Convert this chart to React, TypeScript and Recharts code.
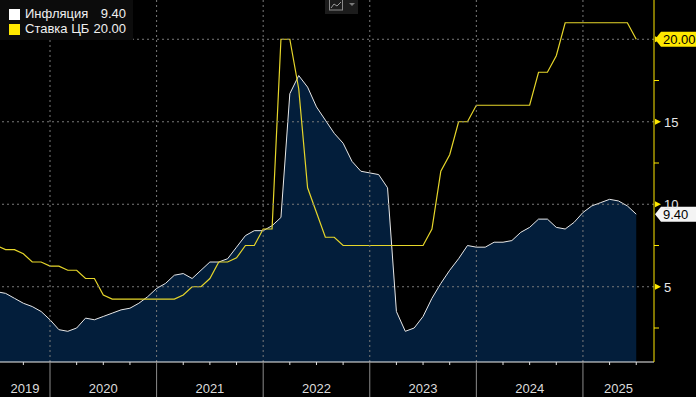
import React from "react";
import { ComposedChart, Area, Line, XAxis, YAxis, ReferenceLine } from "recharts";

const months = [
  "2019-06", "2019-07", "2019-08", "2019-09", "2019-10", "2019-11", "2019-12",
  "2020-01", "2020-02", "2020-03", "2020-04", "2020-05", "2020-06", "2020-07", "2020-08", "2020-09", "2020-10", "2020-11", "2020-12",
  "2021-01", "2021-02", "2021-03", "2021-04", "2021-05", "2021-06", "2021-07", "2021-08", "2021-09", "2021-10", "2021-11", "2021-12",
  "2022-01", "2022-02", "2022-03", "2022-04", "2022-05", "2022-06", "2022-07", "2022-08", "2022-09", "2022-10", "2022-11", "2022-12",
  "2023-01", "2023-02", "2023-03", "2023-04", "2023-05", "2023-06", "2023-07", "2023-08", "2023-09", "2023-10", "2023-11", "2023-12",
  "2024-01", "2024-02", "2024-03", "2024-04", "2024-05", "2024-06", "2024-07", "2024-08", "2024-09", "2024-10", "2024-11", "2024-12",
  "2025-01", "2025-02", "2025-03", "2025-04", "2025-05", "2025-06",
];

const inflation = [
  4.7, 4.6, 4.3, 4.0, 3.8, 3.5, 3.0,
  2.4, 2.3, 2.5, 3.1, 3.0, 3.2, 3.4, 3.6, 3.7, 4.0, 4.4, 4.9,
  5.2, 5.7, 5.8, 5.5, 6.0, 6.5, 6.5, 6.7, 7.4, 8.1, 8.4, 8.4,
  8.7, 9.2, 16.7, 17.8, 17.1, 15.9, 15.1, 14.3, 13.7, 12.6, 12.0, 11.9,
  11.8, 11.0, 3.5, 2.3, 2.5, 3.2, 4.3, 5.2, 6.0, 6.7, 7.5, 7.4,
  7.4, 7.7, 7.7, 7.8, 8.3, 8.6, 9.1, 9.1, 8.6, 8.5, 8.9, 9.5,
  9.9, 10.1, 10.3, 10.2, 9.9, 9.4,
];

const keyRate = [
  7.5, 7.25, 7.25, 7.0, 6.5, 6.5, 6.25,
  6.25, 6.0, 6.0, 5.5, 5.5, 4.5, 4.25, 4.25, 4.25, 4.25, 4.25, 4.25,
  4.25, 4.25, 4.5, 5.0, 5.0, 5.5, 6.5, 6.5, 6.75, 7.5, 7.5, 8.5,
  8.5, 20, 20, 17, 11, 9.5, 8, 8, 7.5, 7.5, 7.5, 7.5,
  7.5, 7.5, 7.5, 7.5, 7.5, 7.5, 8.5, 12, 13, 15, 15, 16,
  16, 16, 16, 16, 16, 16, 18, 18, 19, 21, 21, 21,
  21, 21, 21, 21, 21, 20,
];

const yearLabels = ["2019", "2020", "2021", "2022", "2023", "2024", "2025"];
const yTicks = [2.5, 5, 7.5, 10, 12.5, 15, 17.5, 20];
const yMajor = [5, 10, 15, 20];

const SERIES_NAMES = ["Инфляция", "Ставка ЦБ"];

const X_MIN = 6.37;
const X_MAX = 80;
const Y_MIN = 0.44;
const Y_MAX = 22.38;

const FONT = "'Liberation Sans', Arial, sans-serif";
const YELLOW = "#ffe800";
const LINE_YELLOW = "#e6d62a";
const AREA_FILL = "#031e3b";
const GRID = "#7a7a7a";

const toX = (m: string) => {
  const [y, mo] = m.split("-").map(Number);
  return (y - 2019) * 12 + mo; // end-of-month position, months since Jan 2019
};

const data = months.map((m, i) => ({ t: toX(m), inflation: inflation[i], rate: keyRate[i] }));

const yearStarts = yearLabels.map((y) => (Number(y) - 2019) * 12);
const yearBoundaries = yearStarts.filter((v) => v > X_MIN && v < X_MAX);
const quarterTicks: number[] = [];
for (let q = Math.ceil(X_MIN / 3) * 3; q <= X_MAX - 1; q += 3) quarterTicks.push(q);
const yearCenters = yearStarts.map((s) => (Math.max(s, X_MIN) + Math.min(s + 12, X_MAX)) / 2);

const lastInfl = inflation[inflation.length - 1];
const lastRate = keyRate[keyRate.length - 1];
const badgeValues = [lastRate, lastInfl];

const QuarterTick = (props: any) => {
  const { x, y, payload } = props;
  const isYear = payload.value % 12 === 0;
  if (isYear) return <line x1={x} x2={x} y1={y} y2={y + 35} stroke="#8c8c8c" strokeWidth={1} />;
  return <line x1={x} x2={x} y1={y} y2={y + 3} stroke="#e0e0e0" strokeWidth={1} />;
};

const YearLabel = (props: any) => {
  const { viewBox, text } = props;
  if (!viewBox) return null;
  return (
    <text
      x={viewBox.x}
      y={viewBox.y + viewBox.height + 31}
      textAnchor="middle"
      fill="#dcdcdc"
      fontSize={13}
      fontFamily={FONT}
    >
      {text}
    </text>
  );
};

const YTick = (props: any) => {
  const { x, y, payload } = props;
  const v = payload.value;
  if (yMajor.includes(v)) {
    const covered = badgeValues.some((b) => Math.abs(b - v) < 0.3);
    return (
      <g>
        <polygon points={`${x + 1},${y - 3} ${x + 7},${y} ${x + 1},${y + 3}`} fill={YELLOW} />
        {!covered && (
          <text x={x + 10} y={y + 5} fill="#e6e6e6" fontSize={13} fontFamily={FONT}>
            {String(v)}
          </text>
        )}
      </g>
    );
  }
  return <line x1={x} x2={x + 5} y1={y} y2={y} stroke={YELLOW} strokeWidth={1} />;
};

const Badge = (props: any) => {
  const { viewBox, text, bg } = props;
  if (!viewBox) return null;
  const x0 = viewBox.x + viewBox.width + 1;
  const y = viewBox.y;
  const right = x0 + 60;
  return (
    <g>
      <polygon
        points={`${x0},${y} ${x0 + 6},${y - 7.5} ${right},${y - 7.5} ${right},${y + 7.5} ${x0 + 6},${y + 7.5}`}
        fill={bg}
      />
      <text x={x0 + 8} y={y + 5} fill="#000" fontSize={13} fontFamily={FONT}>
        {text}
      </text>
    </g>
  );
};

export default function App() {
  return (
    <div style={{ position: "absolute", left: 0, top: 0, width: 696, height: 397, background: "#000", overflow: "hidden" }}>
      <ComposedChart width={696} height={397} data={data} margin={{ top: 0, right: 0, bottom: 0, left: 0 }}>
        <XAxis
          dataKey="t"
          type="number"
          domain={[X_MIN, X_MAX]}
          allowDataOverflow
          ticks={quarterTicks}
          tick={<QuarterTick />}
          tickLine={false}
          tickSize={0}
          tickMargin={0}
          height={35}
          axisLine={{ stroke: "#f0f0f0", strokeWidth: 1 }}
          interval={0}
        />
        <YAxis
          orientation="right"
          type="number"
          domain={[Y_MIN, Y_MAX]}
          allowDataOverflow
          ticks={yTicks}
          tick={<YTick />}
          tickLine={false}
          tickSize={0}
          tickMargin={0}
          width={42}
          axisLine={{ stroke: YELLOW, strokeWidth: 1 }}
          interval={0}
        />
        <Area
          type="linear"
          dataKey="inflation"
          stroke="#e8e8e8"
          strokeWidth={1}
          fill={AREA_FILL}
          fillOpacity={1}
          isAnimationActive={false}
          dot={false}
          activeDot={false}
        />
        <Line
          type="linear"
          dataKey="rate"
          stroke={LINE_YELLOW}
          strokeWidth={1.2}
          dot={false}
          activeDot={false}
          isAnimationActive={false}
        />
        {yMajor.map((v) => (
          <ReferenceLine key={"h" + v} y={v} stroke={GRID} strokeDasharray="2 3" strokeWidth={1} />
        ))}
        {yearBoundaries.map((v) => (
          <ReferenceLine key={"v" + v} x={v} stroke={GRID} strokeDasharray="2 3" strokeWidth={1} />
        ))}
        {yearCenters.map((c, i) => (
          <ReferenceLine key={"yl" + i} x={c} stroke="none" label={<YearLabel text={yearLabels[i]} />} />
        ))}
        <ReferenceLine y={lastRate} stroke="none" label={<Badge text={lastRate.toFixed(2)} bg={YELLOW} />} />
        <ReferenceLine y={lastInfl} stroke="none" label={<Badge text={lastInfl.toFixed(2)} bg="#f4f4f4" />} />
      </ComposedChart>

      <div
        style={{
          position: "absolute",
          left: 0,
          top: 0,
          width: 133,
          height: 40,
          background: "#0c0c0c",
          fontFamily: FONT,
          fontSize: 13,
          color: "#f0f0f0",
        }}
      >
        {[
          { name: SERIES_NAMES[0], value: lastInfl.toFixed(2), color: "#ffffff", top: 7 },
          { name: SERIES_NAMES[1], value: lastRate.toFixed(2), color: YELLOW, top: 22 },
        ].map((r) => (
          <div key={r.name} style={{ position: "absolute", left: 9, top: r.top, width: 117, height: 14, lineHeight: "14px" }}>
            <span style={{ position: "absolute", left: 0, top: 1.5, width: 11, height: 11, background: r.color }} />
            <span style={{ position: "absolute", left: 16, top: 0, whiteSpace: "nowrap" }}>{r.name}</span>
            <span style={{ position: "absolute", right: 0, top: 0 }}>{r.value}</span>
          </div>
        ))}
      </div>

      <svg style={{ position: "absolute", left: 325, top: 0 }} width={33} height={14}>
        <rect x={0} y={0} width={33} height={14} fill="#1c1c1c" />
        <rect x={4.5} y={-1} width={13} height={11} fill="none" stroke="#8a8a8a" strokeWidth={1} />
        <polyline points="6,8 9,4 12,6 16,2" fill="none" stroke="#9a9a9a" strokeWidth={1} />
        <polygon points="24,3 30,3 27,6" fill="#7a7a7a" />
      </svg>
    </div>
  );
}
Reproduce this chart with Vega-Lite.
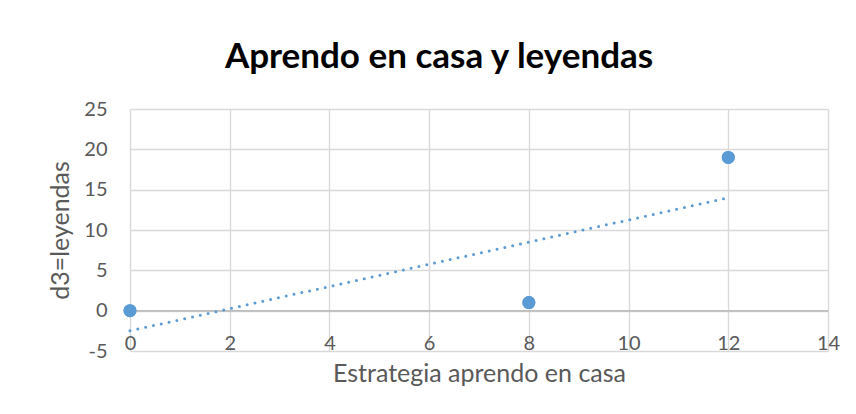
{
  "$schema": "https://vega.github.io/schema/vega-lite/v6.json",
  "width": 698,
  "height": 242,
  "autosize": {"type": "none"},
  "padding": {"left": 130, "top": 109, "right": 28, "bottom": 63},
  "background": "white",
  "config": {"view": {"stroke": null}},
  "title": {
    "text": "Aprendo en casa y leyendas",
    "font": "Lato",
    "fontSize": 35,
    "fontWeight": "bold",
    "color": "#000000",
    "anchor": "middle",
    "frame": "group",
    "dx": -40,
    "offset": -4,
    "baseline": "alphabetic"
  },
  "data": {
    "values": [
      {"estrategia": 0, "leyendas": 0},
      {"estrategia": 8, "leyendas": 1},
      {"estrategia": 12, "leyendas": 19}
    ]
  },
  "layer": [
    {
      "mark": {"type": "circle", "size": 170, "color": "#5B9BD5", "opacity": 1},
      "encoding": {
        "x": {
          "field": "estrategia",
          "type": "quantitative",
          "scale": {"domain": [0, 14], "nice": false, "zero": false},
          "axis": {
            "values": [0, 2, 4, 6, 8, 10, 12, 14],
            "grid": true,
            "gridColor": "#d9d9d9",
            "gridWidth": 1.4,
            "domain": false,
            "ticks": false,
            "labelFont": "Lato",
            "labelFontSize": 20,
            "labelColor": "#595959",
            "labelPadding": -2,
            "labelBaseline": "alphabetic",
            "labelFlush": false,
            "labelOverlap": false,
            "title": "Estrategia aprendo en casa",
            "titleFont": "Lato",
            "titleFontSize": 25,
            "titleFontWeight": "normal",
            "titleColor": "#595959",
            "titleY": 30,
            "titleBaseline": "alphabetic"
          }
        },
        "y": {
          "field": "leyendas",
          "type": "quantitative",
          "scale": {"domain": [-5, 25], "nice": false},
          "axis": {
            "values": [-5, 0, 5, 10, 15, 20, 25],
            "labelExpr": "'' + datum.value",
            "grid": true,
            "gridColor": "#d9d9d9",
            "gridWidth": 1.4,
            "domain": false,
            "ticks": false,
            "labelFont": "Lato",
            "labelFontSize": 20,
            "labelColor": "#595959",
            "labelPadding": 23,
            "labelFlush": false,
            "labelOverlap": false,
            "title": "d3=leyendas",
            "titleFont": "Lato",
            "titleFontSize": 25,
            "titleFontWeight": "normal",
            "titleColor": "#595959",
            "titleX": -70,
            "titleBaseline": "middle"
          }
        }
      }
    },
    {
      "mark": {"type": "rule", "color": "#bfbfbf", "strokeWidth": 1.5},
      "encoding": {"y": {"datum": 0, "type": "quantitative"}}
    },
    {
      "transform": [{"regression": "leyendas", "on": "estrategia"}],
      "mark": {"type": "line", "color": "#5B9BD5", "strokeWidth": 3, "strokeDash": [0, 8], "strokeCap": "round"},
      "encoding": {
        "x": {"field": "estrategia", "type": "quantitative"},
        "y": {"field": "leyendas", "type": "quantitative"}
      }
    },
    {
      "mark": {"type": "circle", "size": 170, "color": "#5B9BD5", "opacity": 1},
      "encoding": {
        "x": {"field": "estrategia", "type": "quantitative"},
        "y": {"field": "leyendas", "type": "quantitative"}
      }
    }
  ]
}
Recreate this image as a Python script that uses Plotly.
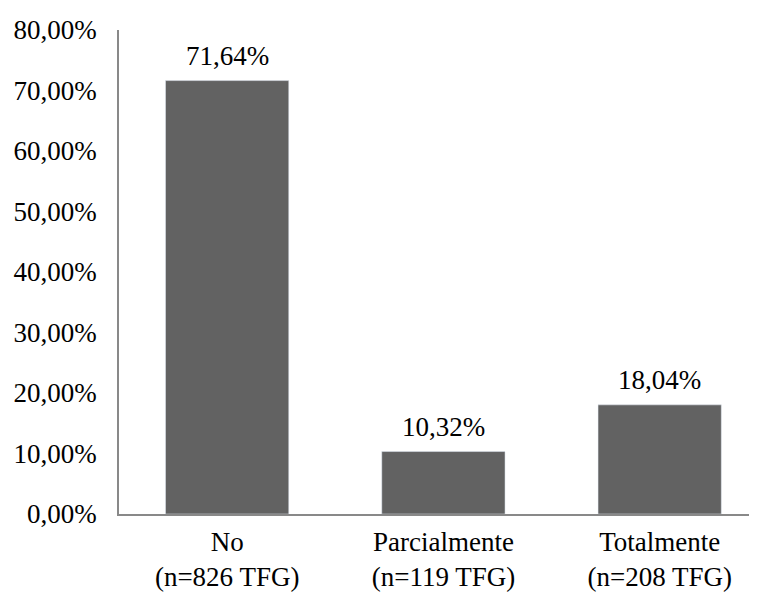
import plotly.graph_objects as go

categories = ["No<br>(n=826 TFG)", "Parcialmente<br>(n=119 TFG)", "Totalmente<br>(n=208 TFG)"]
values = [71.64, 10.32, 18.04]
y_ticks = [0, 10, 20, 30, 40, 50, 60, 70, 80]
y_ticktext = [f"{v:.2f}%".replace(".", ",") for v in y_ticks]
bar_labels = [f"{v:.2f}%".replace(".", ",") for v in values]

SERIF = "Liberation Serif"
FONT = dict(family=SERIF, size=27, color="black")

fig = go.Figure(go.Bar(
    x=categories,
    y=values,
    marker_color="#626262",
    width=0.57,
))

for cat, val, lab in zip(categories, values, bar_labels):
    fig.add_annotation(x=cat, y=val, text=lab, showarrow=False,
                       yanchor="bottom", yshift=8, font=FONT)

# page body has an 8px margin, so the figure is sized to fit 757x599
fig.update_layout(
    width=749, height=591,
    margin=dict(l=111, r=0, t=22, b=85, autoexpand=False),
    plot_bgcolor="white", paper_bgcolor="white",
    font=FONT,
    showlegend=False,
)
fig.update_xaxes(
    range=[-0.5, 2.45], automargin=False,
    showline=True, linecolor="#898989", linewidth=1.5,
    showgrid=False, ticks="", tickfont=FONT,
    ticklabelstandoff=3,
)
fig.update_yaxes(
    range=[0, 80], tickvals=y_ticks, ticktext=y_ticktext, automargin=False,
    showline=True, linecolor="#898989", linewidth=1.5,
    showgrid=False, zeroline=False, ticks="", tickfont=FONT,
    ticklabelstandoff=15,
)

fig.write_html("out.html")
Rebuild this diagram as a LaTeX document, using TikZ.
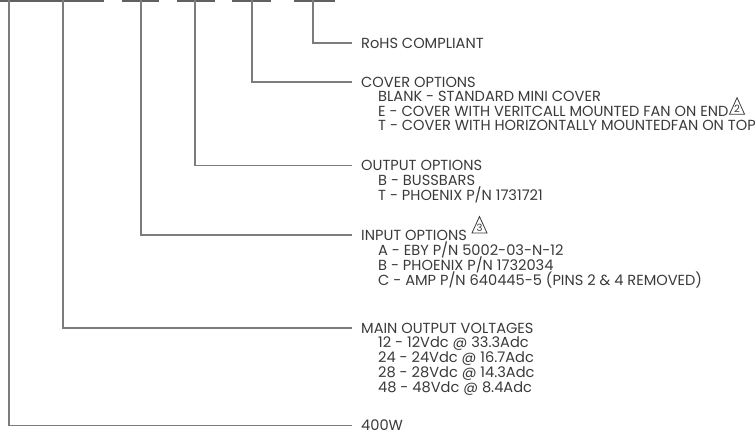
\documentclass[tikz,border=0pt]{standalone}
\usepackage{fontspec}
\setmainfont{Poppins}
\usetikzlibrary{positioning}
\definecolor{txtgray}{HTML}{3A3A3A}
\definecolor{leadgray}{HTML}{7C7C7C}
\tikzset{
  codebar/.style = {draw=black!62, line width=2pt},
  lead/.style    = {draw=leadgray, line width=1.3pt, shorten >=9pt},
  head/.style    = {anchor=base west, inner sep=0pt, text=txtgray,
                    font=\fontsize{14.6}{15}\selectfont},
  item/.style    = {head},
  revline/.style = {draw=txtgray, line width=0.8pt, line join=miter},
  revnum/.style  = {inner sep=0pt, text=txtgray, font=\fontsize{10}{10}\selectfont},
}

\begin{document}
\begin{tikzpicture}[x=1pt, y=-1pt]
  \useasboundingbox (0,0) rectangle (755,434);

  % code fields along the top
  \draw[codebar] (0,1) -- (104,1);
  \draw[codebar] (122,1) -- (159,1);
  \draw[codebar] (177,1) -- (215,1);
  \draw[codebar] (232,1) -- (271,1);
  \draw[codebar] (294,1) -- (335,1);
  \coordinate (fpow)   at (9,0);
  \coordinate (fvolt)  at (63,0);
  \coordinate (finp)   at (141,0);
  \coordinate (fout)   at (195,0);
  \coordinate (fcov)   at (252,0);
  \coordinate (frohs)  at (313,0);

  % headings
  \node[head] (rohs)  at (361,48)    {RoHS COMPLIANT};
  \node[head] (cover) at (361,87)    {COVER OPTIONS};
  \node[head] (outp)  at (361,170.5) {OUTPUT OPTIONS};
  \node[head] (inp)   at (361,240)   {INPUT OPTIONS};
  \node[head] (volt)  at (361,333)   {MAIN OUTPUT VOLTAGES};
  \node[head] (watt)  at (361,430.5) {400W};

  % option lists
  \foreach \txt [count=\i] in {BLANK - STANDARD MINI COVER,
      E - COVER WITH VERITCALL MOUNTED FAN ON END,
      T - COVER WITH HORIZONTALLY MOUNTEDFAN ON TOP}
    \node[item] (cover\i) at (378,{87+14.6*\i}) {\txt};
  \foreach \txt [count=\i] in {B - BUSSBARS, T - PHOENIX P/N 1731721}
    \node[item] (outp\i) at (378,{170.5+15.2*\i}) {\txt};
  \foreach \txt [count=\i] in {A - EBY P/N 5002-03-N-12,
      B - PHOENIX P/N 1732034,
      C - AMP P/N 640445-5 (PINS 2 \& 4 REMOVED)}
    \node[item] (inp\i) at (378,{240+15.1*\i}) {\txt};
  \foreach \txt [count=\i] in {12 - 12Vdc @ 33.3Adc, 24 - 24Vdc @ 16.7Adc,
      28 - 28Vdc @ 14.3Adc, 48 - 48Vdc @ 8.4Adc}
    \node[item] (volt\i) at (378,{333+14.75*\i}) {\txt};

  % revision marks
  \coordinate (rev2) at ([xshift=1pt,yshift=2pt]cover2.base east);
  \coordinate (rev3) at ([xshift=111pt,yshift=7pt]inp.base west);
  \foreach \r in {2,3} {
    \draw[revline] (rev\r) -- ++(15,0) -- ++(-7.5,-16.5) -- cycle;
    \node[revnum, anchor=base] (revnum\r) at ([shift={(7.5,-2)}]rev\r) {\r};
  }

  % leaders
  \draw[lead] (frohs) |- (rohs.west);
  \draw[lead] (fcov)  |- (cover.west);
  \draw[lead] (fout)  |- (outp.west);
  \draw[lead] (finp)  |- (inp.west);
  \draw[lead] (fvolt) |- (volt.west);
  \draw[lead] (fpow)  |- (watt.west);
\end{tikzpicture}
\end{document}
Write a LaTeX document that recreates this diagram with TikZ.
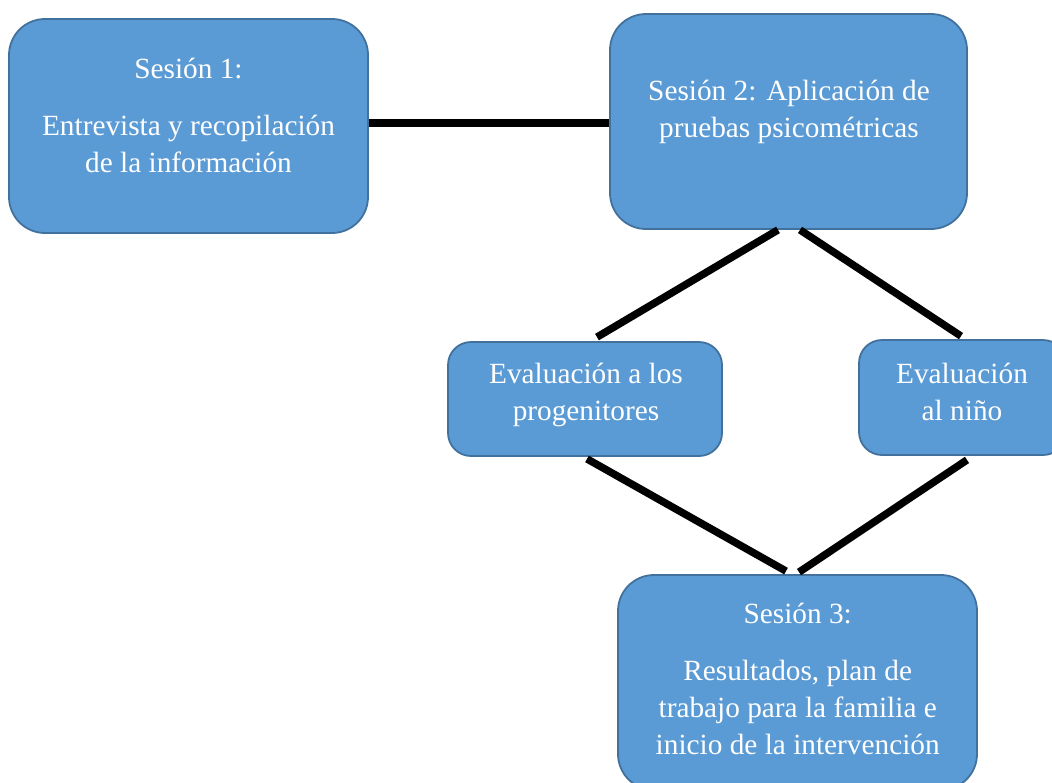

□ □ □ □ □ □ □

_Task prompt:_ Leave out the pictures and restate, word for word, the lines from the top of the data through the line containing "XAxis, YAxis, ReferenceLine", both included.

_Exercise answer:_
Convert this chart to React, TypeScript and Recharts code.
import React from "react";
import { ComposedChart, Area, Line, XAxis, YAxis, ReferenceLine } from "recharts";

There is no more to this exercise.